Debemos decir que Monseñor estuvo abierto en sus últimos años a la posibilidad de un acercamiento entre los marxistas y los cristianos verdaderos, las diferencias filosóficas pueden representar para algunos una barrera infranqueable; pero son más los puntos que nos acercan que los que nos alejan de los cristianos consecuentes, y en el fondo la justicia y la transformación de la sociedad en un lugar digno donde poder vivir y desarrollarnos libremente nos vincula como hermanos de lucha. Ante esto Monseñor habló de un diálogo franco entre cristianismo y marxismo: “Para aquellos que se espantan del marxismo tan fácilmente, no por motivos cristianos sino por intereses egoístas; porque jamás habíamos visto tanto celo anticomunista como cuando ven en peligro sus intereses egoístas. Pero sí puede haber un diálogo, no para claudicar en los principios de la fe, sino para comprender qué se entiende hoy por comunismo, por marxismo.

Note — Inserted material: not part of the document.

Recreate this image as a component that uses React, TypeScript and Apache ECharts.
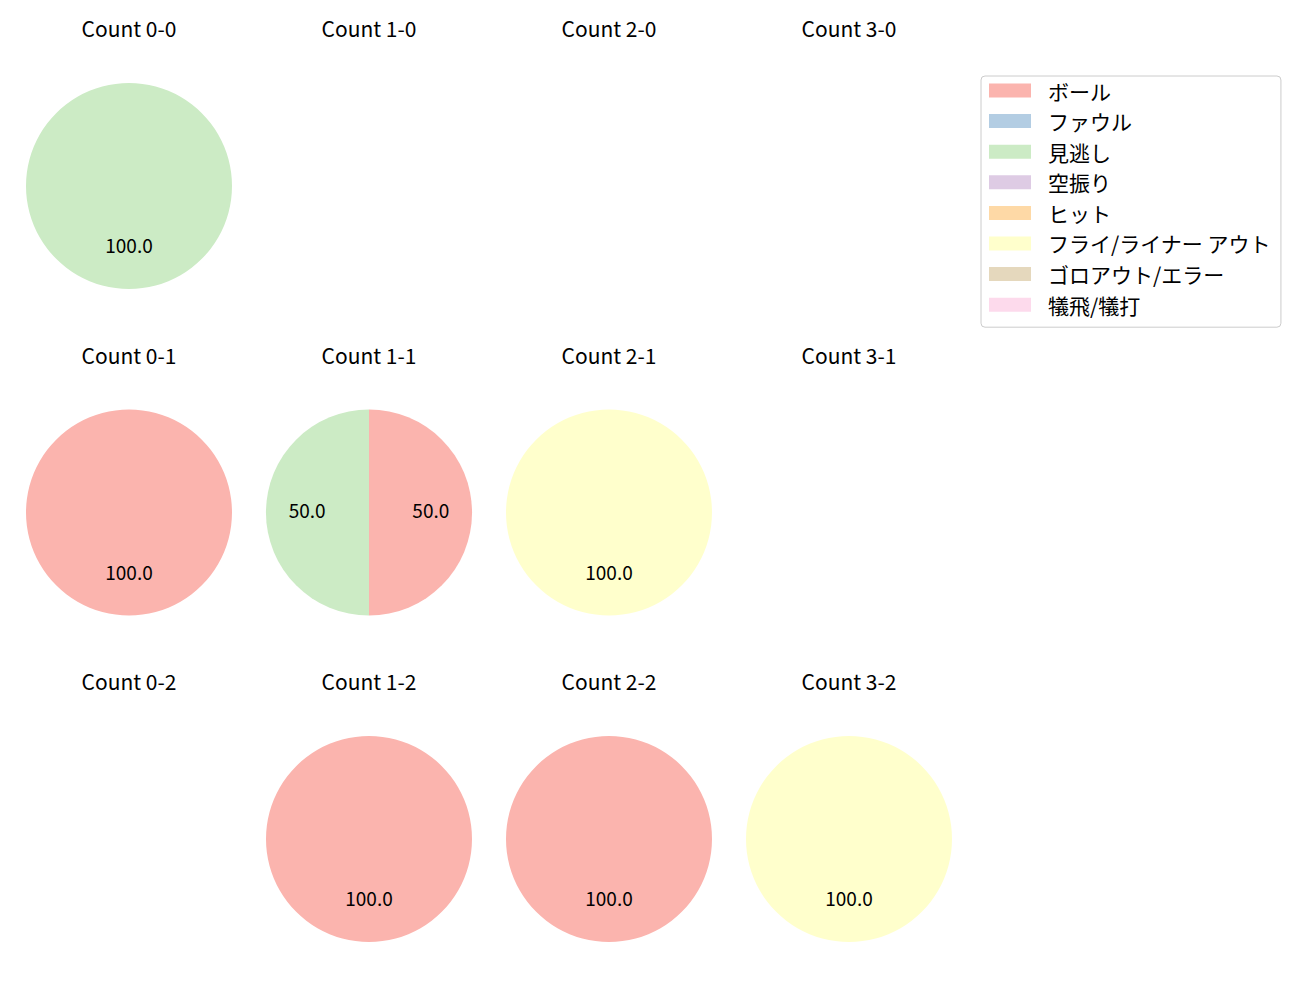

Y muchas veces, quienes se espantan más de los grandes males del comunismo, no se quieren fijar en los grandes males del capitalismo que está sacrificando a nuestro pueblo”.  (Homilía 2 de marzo de 1980, VIII p. 300).

El capitalismo sigue vigente y sacrificando a la inmensa mayoría de la población a nivel mundial, nuestro deber es combatirlo de la manera más eficaz posible y retomar las enseñanzas que Monseñor nos dejara, capitular ante el perdón y el olvido es el más grato favor que podemos conceder a nuestros enemigos de clase, esos que ahora también celebran que Monseñor es Santo, pero que no tendrían reparo de volverlo a matar si resucita en su pueblo.

¡Organízate y lucha junto a las fuerzas del marxismo en El Salvador,eso te diría Monseñor Romero hoy!

¡Ni perdón, olvido o reconciliación, queremos justicia y revolución!